There are real numbers behind this worry. When Apple announced its 2024 scholarship program for AI researchers doing advanced studies, eleven of the twenty-one selected scholars were originally from China. That shows how many Chinese researchers are drawn to work in the United States.

This could change. Analyst reports suggest that a Trump administration might make it harder for Chinese students and researchers to get visas to study or work in America.

What This Pattern Means

China has done something like this before. When the United States blocked China from buying advanced computer chips in the 2010s, China responded by pouring money into building its own chip industry. The university AI programs today follow the same playbook—building up homegrown talent and research when you cannot easily get what you need from abroad.

The difference is that China already has real strengths in AI. Chinese companies like Baidu, Alibaba, and Tencent have years of experience building and running large AI systems. They are not starting from scratch the way they were with computer chips.

By building new institutes, setting education standards, and letting universities share resources, China is creating a pipeline of AI talent from undergraduate students all the way through to advanced researchers. This system is designed to keep that talent inside China and moving forward quickly.

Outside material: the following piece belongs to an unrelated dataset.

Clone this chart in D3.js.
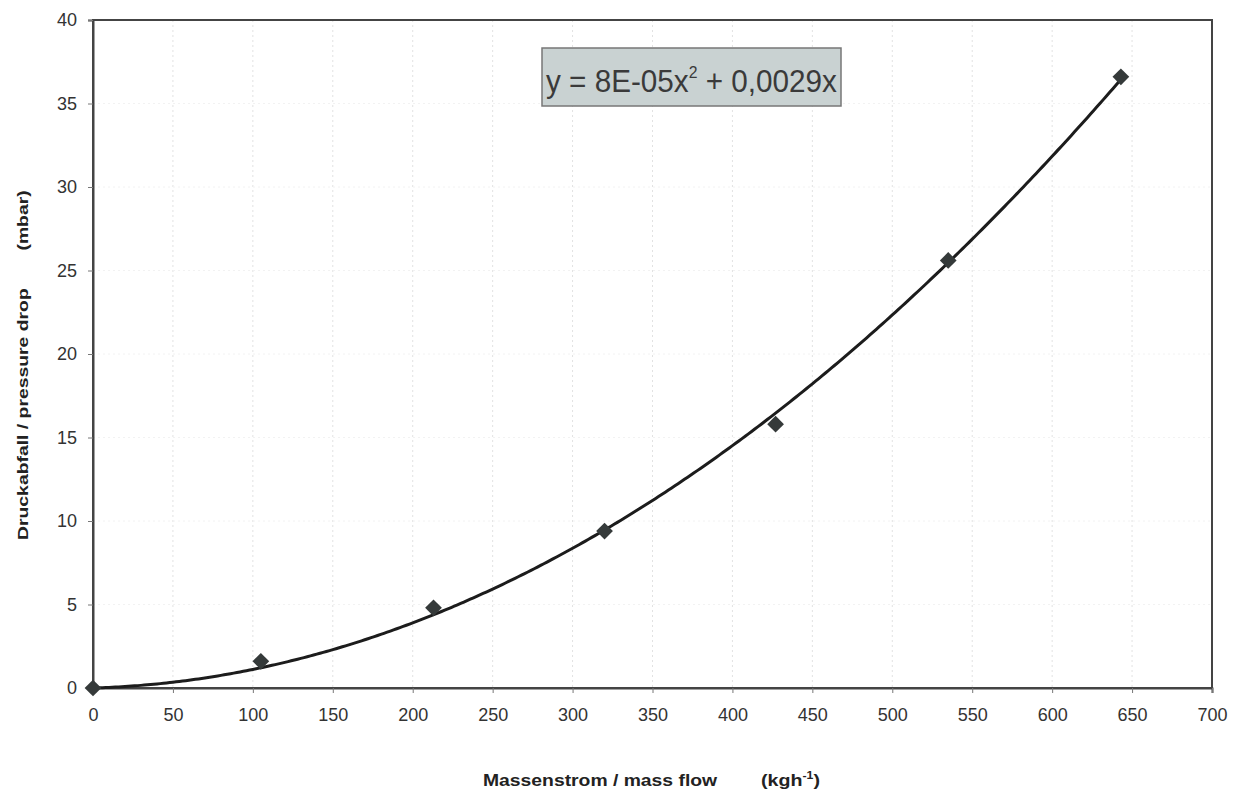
<!DOCTYPE html>
<html><head><meta charset="utf-8">
<script src="https://cdn.jsdelivr.net/npm/d3@7"></script>
<style>body{margin:0;background:#fff;} text{font-family:Arial,"Liberation Sans",sans-serif;}</style>
</head><body>
<svg id="c" width="1239" height="792"></svg>
<script>
const massFlow = [0, 105, 213, 320, 427, 535, 643];
const pressureDrop = [0, 1.6, 4.8, 9.4, 15.8, 25.6, 36.6];
const xTicks = [0,50,100,150,200,250,300,350,400,450,500,550,600,650,700];
const yTicks = [0,5,10,15,20,25,30,35,40];

const svg = d3.select("#c");
const m = {l:93, r:1212, t:20, b:688};
const x = d3.scaleLinear().domain([0,700]).range([m.l, m.r]);
const y = d3.scaleLinear().domain([0,40]).range([m.b, m.t]);

function fitX(sel, x0, y0, w){
  const bw = sel.node().getBBox().width;
  sel.attr("transform", `translate(${x0},${y0}) scale(${w/bw},1)`);
}

// grid
svg.append("g").selectAll("line").data(xTicks.slice(1,-1)).join("line")
  .attr("x1",d=>x(d)).attr("x2",d=>x(d)).attr("y1",m.t).attr("y2",m.b)
  .attr("stroke","#e2e2e2").attr("stroke-width",1).attr("stroke-dasharray","2,3");
svg.append("g").selectAll("line").data(yTicks.slice(1,-1)).join("line")
  .attr("x1",m.l).attr("x2",m.r).attr("y1",d=>y(d)).attr("y2",d=>y(d))
  .attr("stroke","#f2f2f2").attr("stroke-width",1).attr("stroke-dasharray","2,3");

// frame
svg.append("rect").attr("x",m.l).attr("y",m.t).attr("width",m.r-m.l).attr("height",m.b-m.t)
  .attr("fill","none").attr("stroke","#444").attr("stroke-width",2);

// axes
const xa = svg.append("g").attr("transform",`translate(0,${m.b})`)
  .call(d3.axisBottom(x).tickValues(xTicks).tickSize(5).tickPadding(15));
const ya = svg.append("g").attr("transform",`translate(${m.l},0)`)
  .call(d3.axisLeft(y).tickValues(yTicks).tickSize(5).tickPadding(11));
[xa,ya].forEach(a=>{
  a.select(".domain").attr("stroke","#444").attr("stroke-width",2);
  a.selectAll(".tick line").attr("stroke","#777");
  a.selectAll(".tick text").attr("font-size",18).attr("fill","#333");
});

// least-squares quadratic through origin fitted to the data
let s4=0,s3=0,s2=0,sx2y=0,sxy=0;
massFlow.forEach((xi,i)=>{const yi=pressureDrop[i];
  s4+=xi**4; s3+=xi**3; s2+=xi**2; sx2y+=xi*xi*yi; sxy+=xi*yi;});
const det = s4*s2 - s3*s3;
const a = (sx2y*s2 - sxy*s3)/det;
const b = (s4*sxy - s3*sx2y)/det;
const xs = d3.range(0, 643.01, 2);
svg.append("path").datum(xs)
  .attr("d", d3.line().x(d=>x(d)).y(d=>y(a*d*d+b*d)))
  .attr("fill","none").attr("stroke","#1c1c1c").attr("stroke-width",3);

// markers (diamond = rotated square)
svg.append("g").selectAll("path").data(massFlow).join("path")
  .attr("transform",(d,i)=>`translate(${x(d)},${y(pressureDrop[i])}) rotate(45)`)
  .attr("d", d3.symbol(d3.symbolSquare, 140))
  .attr("fill","#353a3a");

// equation box
svg.append("rect").attr("x",542).attr("y",48).attr("width",299).attr("height",58)
  .attr("fill","#c9d2d2").attr("stroke","#777").attr("stroke-width",1.5);
const t = svg.append("text").attr("font-size",32).attr("fill","#3a3a3a");
t.append("tspan").text("y = 8E-05x");
t.append("tspan").attr("dy",-14).attr("font-size",17).text("2");
t.append("tspan").attr("dy",14).text(" + 0,0029x");
fitX(t, 546, 92, 291);

// axis titles
const yt = svg.append("text").attr("font-size",15).attr("font-weight","bold").attr("fill","#222")
  .text("Druckabfall / pressure drop\u00A0\u00A0\u00A0\u00A0\u00A0\u00A0\u00A0(mbar)");
{
  const bw = yt.node().getBBox().width;
  yt.attr("transform", `translate(28,540) rotate(-90) scale(${350/bw},1)`);
}
const xt1 = svg.append("text").attr("font-size",16).attr("font-weight","bold").attr("fill","#222")
  .text("Massenstrom / mass flow");
fitX(xt1, 483, 786, 235);
const xt2 = svg.append("text").attr("font-size",16).attr("font-weight","bold").attr("fill","#222");
xt2.append("tspan").text("(kgh");
xt2.append("tspan").attr("dy",-7).attr("font-size",10).text("-1");
xt2.append("tspan").attr("dy",7).text(")");
fitX(xt2, 761, 786, 59);
</script>
</body></html>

The bigger picture here is that the United States and China are building separate AI technology systems. While this might slow down how much American and Chinese researchers work together in the short term, it could also push both countries to innovate faster as they compete with each other. What happens over the long run depends on choices both governments make in the years ahead.

For any company working in technology, the takeaway is clear: the AI world is splitting into two regions with different rules. Companies operating in both China and America will face new complications managing their research teams and operations across borders.